Begin at the first line of the data and copy each line through the one containing "width=0.31, color='#4F81BD', zorder=3)", that line included, with no pictures.

**MATERIAL PROVIDED:**
+ + +
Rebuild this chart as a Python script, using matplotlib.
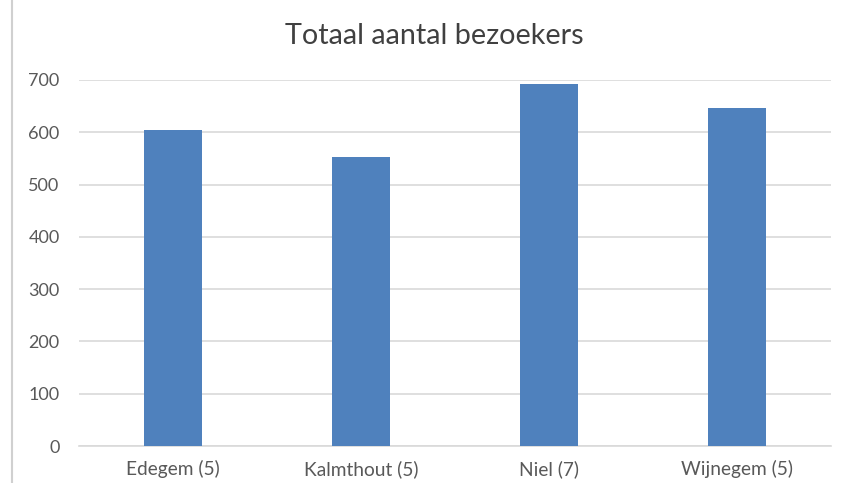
import matplotlib.pyplot as plt
from matplotlib.lines import Line2D

# data
gemeenten = ['Edegem (5)', 'Kalmthout (5)', 'Niel (7)', 'Wijnegem (5)']
bezoekers = [604, 553, 693, 646]
y_ticks = [0, 100, 200, 300, 400, 500, 600, 700]

plt.rcParams['font.family'] = ['Lato', 'DejaVu Sans']

fig = plt.figure(figsize=(8.44, 4.83), dpi=100)
ax = fig.add_axes([0.0936, 0.0766, 0.891, 0.7578])

ax.bar(range(len(gemeenten)), bezoekers, width=0.31, color='#4F81BD', zorder=3)

ax.set_xlim(-0.5, len(gemeenten) - 0.5)
ax.set_ylim(0, 700)
ax.set_yticks(y_ticks)
ax.set_xticks(range(len(gemeenten)))
ax.set_xticklabels(gemeenten, fontsize=13.8)
ax.grid(axis='y', color='#D9D9D9', linewidth=1.2, zorder=0)
for s in ['top', 'right', 'left']:
    ax.spines[s].set_visible(False)
ax.spines['bottom'].set_color('#D9D9D9')
ax.spines['bottom'].set_linewidth(1.2)
ax.tick_params(axis='y', length=0, labelsize=13, colors='#595959', pad=14)
ax.tick_params(axis='x', length=0, colors='#595959', pad=10)

fig.text(0.515, 0.925, 'Totaal aantal bezoekers', ha='center', va='center',
         fontsize=20.7, color='#404040')

# chart border on the left
fig.add_artist(Line2D([0.0142, 0.0142], [0, 1], color='#D0D0D0', linewidth=1.5,
                      transform=fig.transFigure))

fig.savefig('out.png', dpi=100)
+ + +
**COMPLETE RESPONSE:**
Rebuild this chart as a Python script, using matplotlib.
import matplotlib.pyplot as plt
from matplotlib.lines import Line2D

# data
gemeenten = ['Edegem (5)', 'Kalmthout (5)', 'Niel (7)', 'Wijnegem (5)']
bezoekers = [604, 553, 693, 646]
y_ticks = [0, 100, 200, 300, 400, 500, 600, 700]

plt.rcParams['font.family'] = ['Lato', 'DejaVu Sans']

fig = plt.figure(figsize=(8.44, 4.83), dpi=100)
ax = fig.add_axes([0.0936, 0.0766, 0.891, 0.7578])

ax.bar(range(len(gemeenten)), bezoekers, width=0.31, color='#4F81BD', zorder=3)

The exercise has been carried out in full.